• Given problem: Could you give the data below again, exactly and completely?

• Supplied information:

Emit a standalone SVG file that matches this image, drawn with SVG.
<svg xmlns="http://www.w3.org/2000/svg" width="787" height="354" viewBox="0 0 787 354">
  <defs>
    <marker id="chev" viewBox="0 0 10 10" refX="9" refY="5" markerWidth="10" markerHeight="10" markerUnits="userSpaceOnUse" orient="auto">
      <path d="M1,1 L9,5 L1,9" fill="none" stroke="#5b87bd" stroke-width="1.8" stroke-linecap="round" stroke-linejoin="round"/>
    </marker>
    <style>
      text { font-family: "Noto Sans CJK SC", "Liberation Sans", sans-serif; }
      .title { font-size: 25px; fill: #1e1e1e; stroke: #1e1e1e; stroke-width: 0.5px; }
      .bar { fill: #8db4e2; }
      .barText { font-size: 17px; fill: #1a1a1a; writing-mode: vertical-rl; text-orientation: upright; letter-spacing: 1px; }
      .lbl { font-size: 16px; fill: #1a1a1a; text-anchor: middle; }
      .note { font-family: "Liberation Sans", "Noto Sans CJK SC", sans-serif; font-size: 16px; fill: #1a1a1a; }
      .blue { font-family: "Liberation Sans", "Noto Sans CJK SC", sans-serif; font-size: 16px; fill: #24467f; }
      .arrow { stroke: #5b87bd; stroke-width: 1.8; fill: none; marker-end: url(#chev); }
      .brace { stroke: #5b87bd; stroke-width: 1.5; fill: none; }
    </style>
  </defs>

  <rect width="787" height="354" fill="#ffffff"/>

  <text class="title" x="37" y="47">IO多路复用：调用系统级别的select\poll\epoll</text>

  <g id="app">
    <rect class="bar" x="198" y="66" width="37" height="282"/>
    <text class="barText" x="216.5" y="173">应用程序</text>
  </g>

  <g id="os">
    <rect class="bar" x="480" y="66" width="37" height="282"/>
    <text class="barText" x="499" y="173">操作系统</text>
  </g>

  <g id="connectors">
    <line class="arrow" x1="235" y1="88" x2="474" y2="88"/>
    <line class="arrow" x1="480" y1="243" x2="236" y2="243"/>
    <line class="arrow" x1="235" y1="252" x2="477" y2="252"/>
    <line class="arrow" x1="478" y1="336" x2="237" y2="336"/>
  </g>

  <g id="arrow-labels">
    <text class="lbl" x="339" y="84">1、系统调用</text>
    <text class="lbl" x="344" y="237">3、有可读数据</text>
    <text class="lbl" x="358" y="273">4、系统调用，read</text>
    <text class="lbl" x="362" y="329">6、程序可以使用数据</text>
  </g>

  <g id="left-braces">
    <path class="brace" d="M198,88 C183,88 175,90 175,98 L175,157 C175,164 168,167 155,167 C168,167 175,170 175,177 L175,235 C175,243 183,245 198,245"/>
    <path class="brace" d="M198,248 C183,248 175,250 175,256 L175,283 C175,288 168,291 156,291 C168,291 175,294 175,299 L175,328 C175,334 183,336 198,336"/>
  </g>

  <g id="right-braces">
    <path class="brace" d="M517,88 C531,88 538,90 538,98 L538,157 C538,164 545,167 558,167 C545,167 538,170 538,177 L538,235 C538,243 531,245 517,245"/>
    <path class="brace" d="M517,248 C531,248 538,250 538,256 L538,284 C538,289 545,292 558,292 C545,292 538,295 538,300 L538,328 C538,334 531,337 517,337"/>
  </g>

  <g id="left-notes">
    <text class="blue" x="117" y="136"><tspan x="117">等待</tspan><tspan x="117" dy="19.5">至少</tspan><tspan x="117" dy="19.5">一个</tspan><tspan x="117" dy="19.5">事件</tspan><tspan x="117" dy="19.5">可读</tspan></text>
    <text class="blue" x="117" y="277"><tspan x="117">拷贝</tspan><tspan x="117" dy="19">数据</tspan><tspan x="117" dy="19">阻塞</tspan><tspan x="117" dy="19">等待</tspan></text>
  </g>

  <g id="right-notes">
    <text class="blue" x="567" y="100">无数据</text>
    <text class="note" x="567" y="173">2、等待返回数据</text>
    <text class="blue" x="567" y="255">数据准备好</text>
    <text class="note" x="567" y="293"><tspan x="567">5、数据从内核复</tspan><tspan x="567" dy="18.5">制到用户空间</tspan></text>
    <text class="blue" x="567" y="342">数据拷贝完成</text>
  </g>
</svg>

• The completed task:
Emit a standalone SVG file that matches this image, drawn with SVG.
<svg xmlns="http://www.w3.org/2000/svg" width="787" height="354" viewBox="0 0 787 354">
  <defs>
    <marker id="chev" viewBox="0 0 10 10" refX="9" refY="5" markerWidth="10" markerHeight="10" markerUnits="userSpaceOnUse" orient="auto">
      <path d="M1,1 L9,5 L1,9" fill="none" stroke="#5b87bd" stroke-width="1.8" stroke-linecap="round" stroke-linejoin="round"/>
    </marker>
    <style>
      text { font-family: "Noto Sans CJK SC", "Liberation Sans", sans-serif; }
      .title { font-size: 25px; fill: #1e1e1e; stroke: #1e1e1e; stroke-width: 0.5px; }
      .bar { fill: #8db4e2; }
      .barText { font-size: 17px; fill: #1a1a1a; writing-mode: vertical-rl; text-orientation: upright; letter-spacing: 1px; }
      .lbl { font-size: 16px; fill: #1a1a1a; text-anchor: middle; }
      .note { font-family: "Liberation Sans", "Noto Sans CJK SC", sans-serif; font-size: 16px; fill: #1a1a1a; }
      .blue { font-family: "Liberation Sans", "Noto Sans CJK SC", sans-serif; font-size: 16px; fill: #24467f; }
      .arrow { stroke: #5b87bd; stroke-width: 1.8; fill: none; marker-end: url(#chev); }
      .brace { stroke: #5b87bd; stroke-width: 1.5; fill: none; }
    </style>
  </defs>

  <rect width="787" height="354" fill="#ffffff"/>

  <text class="title" x="37" y="47">IO多路复用：调用系统级别的select\poll\epoll</text>

  <g id="app">
    <rect class="bar" x="198" y="66" width="37" height="282"/>
    <text class="barText" x="216.5" y="173">应用程序</text>
  </g>

  <g id="os">
    <rect class="bar" x="480" y="66" width="37" height="282"/>
    <text class="barText" x="499" y="173">操作系统</text>
  </g>

  <g id="connectors">
    <line class="arrow" x1="235" y1="88" x2="474" y2="88"/>
    <line class="arrow" x1="480" y1="243" x2="236" y2="243"/>
    <line class="arrow" x1="235" y1="252" x2="477" y2="252"/>
    <line class="arrow" x1="478" y1="336" x2="237" y2="336"/>
  </g>

  <g id="arrow-labels">
    <text class="lbl" x="339" y="84">1、系统调用</text>
    <text class="lbl" x="344" y="237">3、有可读数据</text>
    <text class="lbl" x="358" y="273">4、系统调用，read</text>
    <text class="lbl" x="362" y="329">6、程序可以使用数据</text>
  </g>

  <g id="left-braces">
    <path class="brace" d="M198,88 C183,88 175,90 175,98 L175,157 C175,164 168,167 155,167 C168,167 175,170 175,177 L175,235 C175,243 183,245 198,245"/>
    <path class="brace" d="M198,248 C183,248 175,250 175,256 L175,283 C175,288 168,291 156,291 C168,291 175,294 175,299 L175,328 C175,334 183,336 198,336"/>
  </g>

  <g id="right-braces">
    <path class="brace" d="M517,88 C531,88 538,90 538,98 L538,157 C538,164 545,167 558,167 C545,167 538,170 538,177 L538,235 C538,243 531,245 517,245"/>
    <path class="brace" d="M517,248 C531,248 538,250 538,256 L538,284 C538,289 545,292 558,292 C545,292 538,295 538,300 L538,328 C538,334 531,337 517,337"/>
  </g>

  <g id="left-notes">
    <text class="blue" x="117" y="136"><tspan x="117">等待</tspan><tspan x="117" dy="19.5">至少</tspan><tspan x="117" dy="19.5">一个</tspan><tspan x="117" dy="19.5">事件</tspan><tspan x="117" dy="19.5">可读</tspan></text>
    <text class="blue" x="117" y="277"><tspan x="117">拷贝</tspan><tspan x="117" dy="19">数据</tspan><tspan x="117" dy="19">阻塞</tspan><tspan x="117" dy="19">等待</tspan></text>
  </g>

  <g id="right-notes">
    <text class="blue" x="567" y="100">无数据</text>
    <text class="note" x="567" y="173">2、等待返回数据</text>
    <text class="blue" x="567" y="255">数据准备好</text>
    <text class="note" x="567" y="293"><tspan x="567">5、数据从内核复</tspan><tspan x="567" dy="18.5">制到用户空间</tspan></text>
    <text class="blue" x="567" y="342">数据拷贝完成</text>
  </g>
</svg>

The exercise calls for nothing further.